しかし、この難局において屠龍は活躍します。

特に山口県下関市小月飛行場に駐屯する飛行第4戦隊は、八幡製鉄所を防空地区としていたこともあり、万全の体制で迎撃態勢を整えていました。

西部軍管区 司令部直轄の来襲機情報の早期伝達をはじめ、無線電話の積極的な活用、高射砲や照空灯など地上部隊との緊密な協同など。

これらの体制に加えて錬度の高いパイロットで構成された第4戦隊は、対B29の本土防空部隊としては日本一の精鋭部隊とも称されたそうです。
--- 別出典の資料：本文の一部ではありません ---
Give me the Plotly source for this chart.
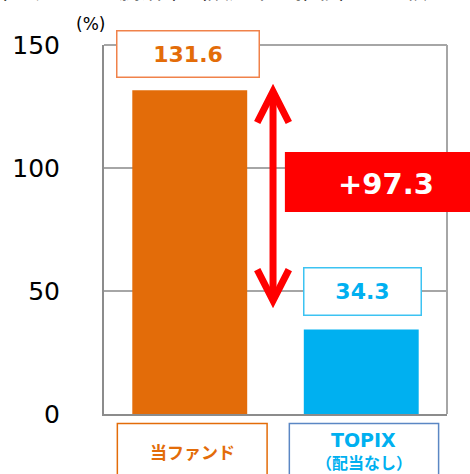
import plotly.graph_objects as go

categories = ["当ファンド", "TOPIX"]
category_sub = ["", "（配当なし）"]
values = [131.6, 34.3]
diff_label = "+97.3"
y_ticks = [0, 50, 100, 150]
bar_colors = ["#E36C09", "#00B0F0"]

FONT = "DejaVu Sans, Verdana, Noto Sans CJK JP, sans-serif"
JFONT = "Noto Sans CJK JP, DejaVu Sans, sans-serif"

L, R, T, B = 100, 23, 45, 60
PW, PH = 470 - L - R, 474 - T - B


def px(x):  # page pixel -> paper x
    return (x - L) / PW


def py(y):  # page pixel -> paper y
    return (474 - B - y) / PH


fig = go.Figure()
fig.add_trace(go.Bar(
    x=[0, 1], y=values, marker=dict(color=bar_colors, line=dict(width=0)),
    width=0.67, hoverinfo="skip", showlegend=False,
))

# value label boxes
label_border = ["#F0824A", "#3CC3F2"]
label_xy = [(184.7, 54.2), (361.3, 291.3)]
label_wh = [(141, 45), (116, 46)]
for i, v in enumerate(values):
    fig.add_annotation(
        x=px(label_xy[i][0]), y=py(label_xy[i][1]), xref="paper", yref="paper",
        text=f"<b>{v:.1f}</b>", showarrow=False,
        font=dict(family=FONT, size=22, color=bar_colors[i]),
        bgcolor="white", bordercolor=label_border[i], borderwidth=1.5, borderpad=0,
        width=label_wh[i][0], height=label_wh[i][1], xanchor="center", yanchor="middle",
    )

# difference box
fig.add_shape(type="rect", xref="paper", yref="paper", x0=px(283), x1=px(480), y0=py(212), y1=py(152),
              fillcolor="#FF0000", line=dict(width=0), layer="above")
fig.add_annotation(xref="paper", yref="paper", x=px(385), y=py(184), text=f"<b>{diff_label}</b>",
                   showarrow=False, font=dict(family=FONT, size=29, color="white"),
                   xanchor="center", yanchor="middle")

# double arrow
ax = px(271)
top = values[0] - 0.5
bot = values[1] + 11.8
dx = 16 / PW
dy = 12.6
arrow = dict(color="#FF0000", width=7)
fig.add_shape(type="line", xref="paper", yref="y", x0=ax, x1=ax, y0=bot + 1, y1=top - 1, line=arrow)
fig.add_shape(type="path", xref="paper", yref="y",
              path=f"M {ax-dx},{top-dy} L {ax},{top} L {ax+dx},{top-dy}", line=arrow)
fig.add_shape(type="path", xref="paper", yref="y",
              path=f"M {ax-dx},{bot+dy} L {ax},{bot} L {ax+dx},{bot+dy}", line=arrow)

# category label boxes
cat_border = ["#E36C09", "#5B87C4"]
cat_x = [(113.5, 265), (287.5, 438.5)]
for i, c in enumerate(categories):
    fig.add_shape(type="rect", xref="paper", yref="paper", x0=px(cat_x[i][0]), x1=px(cat_x[i][1]),
                  y0=py(423.5), y1=py(520), line=dict(color=cat_border[i], width=1.5))
cx0 = px(sum(cat_x[0]) / 2)
cx1 = px(sum(cat_x[1]) / 2)
fig.add_annotation(xref="paper", yref="paper", x=cx0, y=py(452), text=f"<b>{categories[0]}</b>",
                   showarrow=False, font=dict(family=JFONT, size=17, color=bar_colors[0]),
                   xanchor="center", yanchor="middle")
fig.add_annotation(xref="paper", yref="paper", x=cx1, y=py(440), text=f"<b>{categories[1]}</b>",
                   showarrow=False, font=dict(family=FONT, size=19, color=bar_colors[1]),
                   xanchor="center", yanchor="middle")
fig.add_annotation(xref="paper", yref="paper", x=cx1, y=py(462), text=f"<b>{category_sub[1]}</b>",
                   showarrow=False, font=dict(family=JFONT, size=16, color=bar_colors[1]),
                   xanchor="center", yanchor="middle")

# unit
fig.add_annotation(xref="paper", yref="paper", x=px(86), y=py(24), text="(%)", showarrow=False,
                   font=dict(family=FONT, size=17, color="black"), xanchor="center", yanchor="middle")

# cut-off title at top
fig.add_annotation(xref="paper", yref="paper", x=px(-20), y=py(-12), text="当ファンドの騰落率（設定来の推移）の比較",
                   showarrow=False, font=dict(family=JFONT, size=22, color="black"),
                   xanchor="left", yanchor="middle")

fig.update_layout(
    width=470, height=474, margin=dict(l=L, r=R, t=T, b=B),
    plot_bgcolor="white", paper_bgcolor="white",
    xaxis=dict(range=[-0.5, 1.5], showticklabels=False, showgrid=False, zeroline=False,
               showline=True, linecolor="#8C8C8C", linewidth=2, mirror=False, ticks=""),
    yaxis=dict(range=[0, 150], tickvals=y_ticks, showgrid=True, gridcolor="#A6A6A6", gridwidth=1.5,
               zeroline=False, showline=True, linecolor="#8C8C8C", linewidth=2, ticks="",
               ticklabelstandoff=37, tickfont=dict(family=FONT, size=25, color="black")),
)
# top and right border
fig.add_shape(type="line", xref="paper", yref="paper", x0=0, x1=1, y0=1, y1=1,
              line=dict(color="#A6A6A6", width=2), layer="below")
fig.add_shape(type="line", xref="paper", yref="paper", x0=1, x1=1, y0=0, y1=1,
              line=dict(color="#A6A6A6", width=2), layer="below")

fig.write_html("out.html", config={"displayModeBar": False},
               post_script="document.body.style.margin='0';")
中でも1944年6月15日から迎撃戦に参加し、終戦までの間に通算26機のB29を撃墜、「最多B29撃墜王」となった樫出勇大尉を筆頭に、多くのエース・パイロットを輩出し、終戦までの間、連日出撃し、戦果を挙げました。

屠龍キ45改

彼らは皆、屠龍に乗り、照空灯がB29を照らしだすや否や機体の下に潜り込んで、上向き砲を乱射。

撃墜・撃破を繰り返しました。

こういったエースクラスのパイロットはB29を撃墜できましたが、そうでないパイロットにとってはやはりB29は難敵でした。

高性能のB29を撃墜するには、屠龍ではもともと性能が不足していたのです。

レーダーを装備しておらず、地上からの誘導と目視に頼らざるをえなかったため、勘が良くないかぎり撃墜は至難の業でした。

通常の攻撃ではダメージを与えられないため、空対空特攻隊である震天隊・回天隊が一時編成されたこともありました。

飛行しているB29に体当たりをくらわすのです。

昼夜問わずB29迎撃に出撃した屠龍でしたが、敵の護衛戦闘機が現れるようになると、活躍の機会が減っていきました。

B29だけの部隊で来襲する際には問題ありませんでしたが、1945年4月に硫黄島が陥落後、アメリカ軍はB29の編隊にP51ムスタングを護衛につけるように。

P-51
P-51

屠龍は迎撃はおろか、昼間の出撃さえもままならなくなったのです。

当初の開発計画通りの運用には至らなかった屠龍。

ですが本土防空戦という国土を守る大切な役割で活躍を見せました。

終戦まで使われ続け、約1700機が生産されたと言われています。

日本の戦闘機といえば零戦や隼などが有名ですが、屠龍のような拠点防衛用の戦闘機が残した功績も、語り継がれるべきではないでしょうか。